In Game 4, Butler banged knees with a Celtic and it impacted him during Game 5, as Vincent Goodwill detailed at CSNChicago.com.

But he could only muster two shots and barely seemed to push off on his left foot—his lead foot, and it hampered what the Bulls could do late as he was their prime fourth-quarter performer.

He couldn’t even go straight up on a jumper over the diminutive Isaiah Thomas without pump-faking, throwing off his rhythm. He wouldn’t elaborate on the injury, although he said it happened during the second half of Game 4 on Sunday night when he collided with a Celtics player.

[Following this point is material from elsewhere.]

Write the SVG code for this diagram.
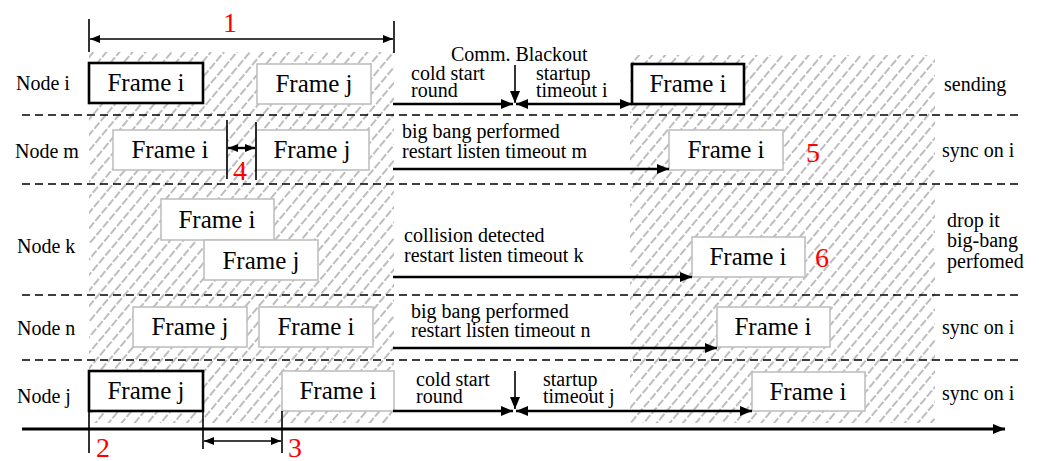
<svg xmlns="http://www.w3.org/2000/svg" width="1039" height="461" viewBox="0 0 1039 461">
<style>
text{font-family:'Liberation Serif','Tinos','DejaVu Serif',serif}
.lbl{font-size:20px;fill:#000}
.ft{font-size:25px;fill:#000;text-anchor:middle}
.red{font-size:28px;fill:#ff0000}
.fg{fill:#fff;stroke:#c0c0c0;stroke-width:1.6}
.fb{fill:#fff;stroke:#000;stroke-width:2.6}
.sep{stroke:#000;stroke-width:1.6;stroke-dasharray:8 5;fill:none}
.ln{stroke:#000;stroke-width:2.4;fill:none}
.tk{stroke:#000;stroke-width:1.6;fill:none}
</style>
<defs>
<pattern id="hatch" width="10" height="10" patternUnits="userSpaceOnUse" patternTransform="rotate(40)">
<line x1="5" y1="0" x2="5" y2="10" stroke="#9a9a9a" stroke-width="1.3" stroke-dasharray="8 2"/>
</pattern>
<marker id="ah" viewBox="0 0 12 10" refX="12" refY="5" markerWidth="12" markerHeight="10" markerUnits="userSpaceOnUse" orient="auto-start-reverse">
<path d="M0,0 L12,5 L0,10 z" fill="#000"/>
</marker>
<marker id="as" viewBox="0 0 10 8" refX="10" refY="4" markerWidth="10" markerHeight="8" markerUnits="userSpaceOnUse" orient="auto-start-reverse">
<path d="M0,0 L10,4 L0,8 z" fill="#000"/>
</marker>
</defs>
<rect width="1039" height="461" fill="#fff"/>
<g id="hatched">
<rect x="89" y="52" width="305" height="371" fill="url(#hatch)"/>
<rect x="630" y="55" width="305" height="368" fill="url(#hatch)"/>
</g>
<g id="separators">
<line class="sep" x1="22" y1="115" x2="1020" y2="115"/>
<line class="sep" x1="22" y1="184" x2="1020" y2="184"/>
<line class="sep" x1="22" y1="295" x2="1020" y2="295"/>
<line class="sep" x1="22" y1="360" x2="1020" y2="360"/>
</g>
<g id="row-labels">
<text class="lbl" x="16" y="90">Node i</text>
<text class="lbl" x="15" y="158">Node m</text>
<text class="lbl" x="17" y="253">Node k</text>
<text class="lbl" x="17" y="335">Node n</text>
<text class="lbl" x="17" y="403">Node j</text>
<text class="lbl" x="944" y="91">sending</text>
<text class="lbl" x="942" y="157">sync on i</text>
<text class="lbl" x="947" y="227">drop it</text>
<text class="lbl" x="947" y="247">big-bang</text>
<text class="lbl" x="947" y="268">perfomed</text>
<text class="lbl" x="942" y="334">sync on i</text>
<text class="lbl" x="942" y="400">sync on i</text>
</g>
<g id="node-i-frame-i-1"><rect class="fb" x="89" y="63" width="114" height="40"/><text class="ft" x="146" y="91">Frame i</text></g>
<g id="node-i-frame-j"><rect class="fg" x="257" y="64" width="114" height="40"/><text class="ft" x="314" y="92">Frame j</text></g>
<g id="node-i-frame-i-2"><rect class="fb" x="632" y="64" width="112" height="40"/><text class="ft" x="688" y="92">Frame i</text></g>
<g id="node-m-frame-i-1"><rect class="fg" x="113" y="130" width="114" height="40"/><text class="ft" x="170" y="158">Frame i</text></g>
<g id="node-m-frame-j"><rect class="fg" x="256" y="130" width="113" height="40"/><text class="ft" x="312" y="158">Frame j</text></g>
<g id="node-m-frame-i-2"><rect class="fg" x="669" y="130" width="114" height="40"/><text class="ft" x="726" y="158">Frame i</text></g>
<g id="node-k-frame-i-1"><rect class="fg" x="161" y="199" width="113" height="41"/><text class="ft" x="217" y="228">Frame i</text></g>
<g id="node-k-frame-j"><rect class="fg" x="204" y="240" width="114" height="40"/><text class="ft" x="261" y="269">Frame j</text></g>
<g id="node-k-frame-i-2"><rect class="fg" x="692" y="237" width="113" height="40"/><text class="ft" x="748" y="265">Frame i</text></g>
<g id="node-n-frame-j"><rect class="fg" x="133" y="307" width="114" height="40"/><text class="ft" x="190" y="335">Frame j</text></g>
<g id="node-n-frame-i-1"><rect class="fg" x="259" y="307" width="114" height="40"/><text class="ft" x="316" y="335">Frame i</text></g>
<g id="node-n-frame-i-2"><rect class="fg" x="717" y="307" width="113" height="40"/><text class="ft" x="773" y="335">Frame i</text></g>
<g id="node-j-frame-j"><rect class="fb" x="89" y="371" width="114" height="40"/><text class="ft" x="146" y="399">Frame j</text></g>
<g id="node-j-frame-i-1"><rect class="fg" x="282" y="371" width="112" height="40"/><text class="ft" x="338" y="399">Frame i</text></g>
<g id="node-j-frame-i-2"><rect class="fg" x="752" y="372" width="113" height="39"/><text class="ft" x="808" y="400">Frame i</text></g>
<g id="connectors">
<line class="tk" x1="89" y1="19" x2="89" y2="52"/>
<line class="tk" x1="394" y1="21" x2="394" y2="53"/>
<line class="tk" x1="90" y1="39" x2="393" y2="39" marker-start="url(#as)" marker-end="url(#as)"/>
<line class="ln" x1="393" y1="104" x2="513" y2="104" marker-end="url(#ah)"/>
<line class="tk" x1="515" y1="65" x2="515" y2="103" marker-end="url(#ah)"/>
<line class="ln" x1="516" y1="104" x2="632" y2="104" marker-start="url(#ah)" marker-end="url(#ah)"/>
<line class="tk" x1="227" y1="120" x2="227" y2="179"/>
<line class="tk" x1="256" y1="122" x2="256" y2="180"/>
<line class="ln" x1="228" y1="148" x2="255" y2="148" marker-start="url(#as)" marker-end="url(#as)"/>
<line class="ln" x1="393" y1="169" x2="669" y2="169" marker-end="url(#ah)"/>
<line class="ln" x1="393" y1="277" x2="692" y2="277" marker-end="url(#ah)"/>
<line class="ln" x1="393" y1="348" x2="717" y2="348" marker-end="url(#ah)"/>
<line class="ln" x1="393" y1="411" x2="513" y2="411" marker-end="url(#ah)"/>
<line class="tk" x1="515" y1="371" x2="515" y2="409" marker-end="url(#ah)"/>
<line class="ln" x1="516" y1="411" x2="752" y2="411" marker-start="url(#ah)" marker-end="url(#ah)"/>
<line x1="22" y1="429" x2="1005" y2="429" stroke="#000" stroke-width="3" marker-end="url(#ah)"/>
<line class="tk" x1="89" y1="411" x2="89" y2="453"/>
<line class="tk" x1="203" y1="411" x2="203" y2="449"/>
<line class="tk" x1="282" y1="411" x2="282" y2="453"/>
<line class="tk" x1="204" y1="441" x2="281" y2="441" marker-start="url(#as)" marker-end="url(#as)"/>
</g>
<g id="connector-labels">
<text class="lbl" x="451" y="61">Comm. Blackout</text>
<text class="lbl" x="411" y="80">cold start</text>
<text class="lbl" x="411" y="97">round</text>
<text class="lbl" x="536" y="80">startup</text>
<text class="lbl" x="536" y="97">timeout i</text>
<text class="lbl" x="402" y="138">big bang performed</text>
<text class="lbl" x="402" y="158">restart listen timeout m</text>
<text class="lbl" x="404" y="242">collision detected</text>
<text class="lbl" x="404" y="262">restart listen timeout k</text>
<text class="lbl" x="411" y="318">big bang performed</text>
<text class="lbl" x="411" y="337">restart listen timeout n</text>
<text class="lbl" x="416" y="386">cold start</text>
<text class="lbl" x="416" y="403">round</text>
<text class="lbl" x="543" y="386">startup</text>
<text class="lbl" x="543" y="403">timeout j</text>
</g>
<g id="markers-red">
<text class="red" x="223" y="32">1</text>
<text class="red" x="96" y="457">2</text>
<text class="red" x="288" y="457">3</text>
<text class="red" x="233" y="180">4</text>
<text class="red" x="806" y="162">5</text>
<text class="red" x="815" y="267">6</text>
</g>
</svg>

“I’m good. Everyone’s a little nicked up; I’ll be all right,” Butler said in the locker room.

K.C. Johnson of the Chicago Tribune added this detail.

Boston has done a good job of limiting the number of times Isaiah Thomas is exposed on defense, having to cover Wade or Butler. Essentially, the Celtics switch in sort of a matchup zone to keep IT covering a shooter on the wing, even if his man goes up and sets the pick. Zone’s can be exposed (there’s a reason they’re more a change-of-pace rather than a basic set defense in the NBA), but it involves getting into the middle, getting into the paint. Which comes back to driving the ball and pushing off, things that Butler is struggling to do at his usual level.

There are a lot of other factors favoring Boston in Game 6, but if Chicago is going to force a Game 7 Sunday they need Butler to be an All-NBA level player.